When she left I pulled my chair close to Hector's bed and leaned forward to kiss his forehead. His skin was hot and damp. I was used to that; the fever had come and gone for months. His body was collapsing upon itself. If I placed my palm against his chest-bone and pushed, he would crumble like ash. His yellow face rested on a white pillowcase, his lips dry and blue, partly open. A patchy stretch of beard grew along his jaw. His lower lip bulged like a ballplayer's with a wad of chewing tobacco; I pulled the lip from his teeth and saw the wine-grapes of Kaposi's sarcoma jutting from his gums.
I stood wearily from the bed and walked into the bathroom, turned on the hot water, and waited until it steamed from the faucet. I wet a hand towel, lathered it with liquid soap, returned to Hector, and daubed his face gently with the cotton cloth. I drew the tortoiseshell handle from my pocket and opened the blade. While fireworks continued to flare on the television, I shaved the coarse whiskers from Hector's face. After I was done, after I had sponged off the soapy residue and patted his face dry with a clean towel, I stood above him with the razor open in my hand. I thought how easy it would be to cut his throat, how good it would be for him, something in the way of mercy. But I could never do it; I could never raise my hand against Hector, not even for mercy.
That night I understood the old story for the first time, that the wooden horse is Love, allowed through the gates against all warnings, bearing its cargo of killers, men with long knives who crawl from the dark belly and burn the city down.
One week later he was dead and buried with the winter dead.
The new antiviral therapy, of course, was hailed as a great success. Beaming doctors graced the covers of magazines, test tubes in hand, beneath jubilant banners:
Hope for the Hopeless, The Virus Hunters, Man of the Year, A Cure at Last?
I read story after story lauding the scientists' ingenuity, their exhaustive research and testing, how they sprang back from each defeat to renew the attack.
I looked at diagrams of the drugs' molecular composition; I read the dates of FDA approval. I scanned charts that listed percentile scores for the drugs: their efficacy in lowering the viral count or raising the T4 count, their rates of specific toxicities. The numbers were ordered in two parallel columns, statistics for people given the drugs lined up against statistics for people given placebos.

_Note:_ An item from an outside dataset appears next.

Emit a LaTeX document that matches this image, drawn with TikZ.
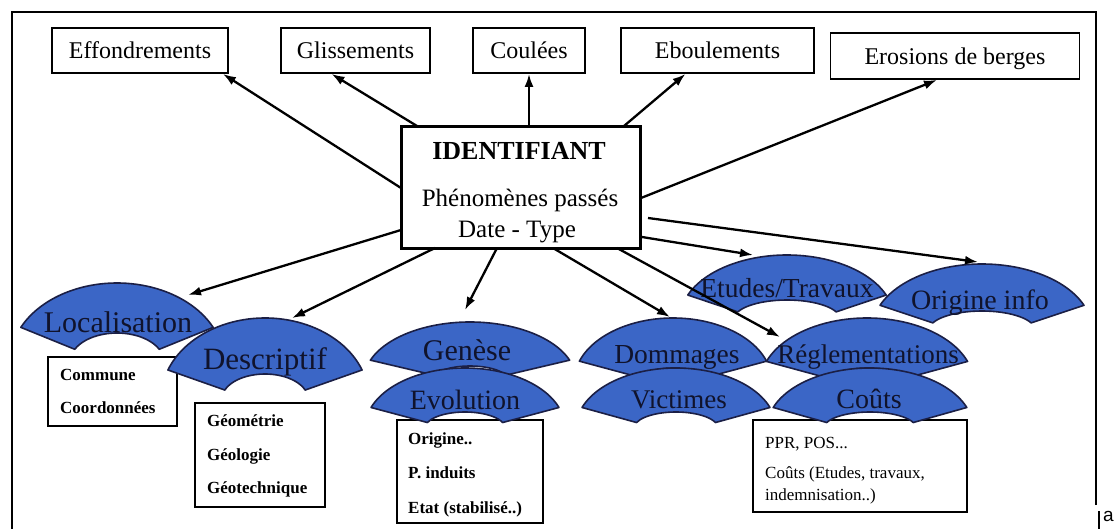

I read that nevirapine caused nausea in forty-seven percent of the patients, against three percent for the placebo group. Breathing hard, I read two years of drug-induced symptoms in a single row of italics, side-effects I had suffered and many more I had escaped: kidney stones, bilirubin, abdominal pain, fatigue, flank pain, diarrhea, vomiting, acid regurgitation, loss of appetite, dry mouth, back pain, headache, insomnia, dizziness, taste changes, rash, respiratory infection, anemia, peripheral neuropathy, hepatoxicity, pancreatitis, ulcers, dry skin, sore throat, fever, indigestion, muscle pain, anxiety, depression, itching, painful irritation, gallbladder inflammation, cirrhosis of the liver. I believed I could hear a rhyme-scheme in the procession of words, a rhythm, and I thought:
These words mean nothing to whoever typed them, they are mere collections of letters, unburdened of pain.
I thought:
These are the miseries of the lucky, of the survivors
. I read the percentiles for the placebo-users: two percent, two percent, zero percent, one percent—and something made sense. I dropped the journal to the floor and shut my eyes.
The next morning I banged on Kislyany's office door. A nurse, carrying a clipboard in one hand and a cup of coffee in the other, walked by and smiled.
“How you feeling, Alexander?”
I banged on the door again and Kislyany opened it. Two young men sat by his desk, one black, one white, their heads bowed together, speaking in low, urgent tones. They held contracts in their hands.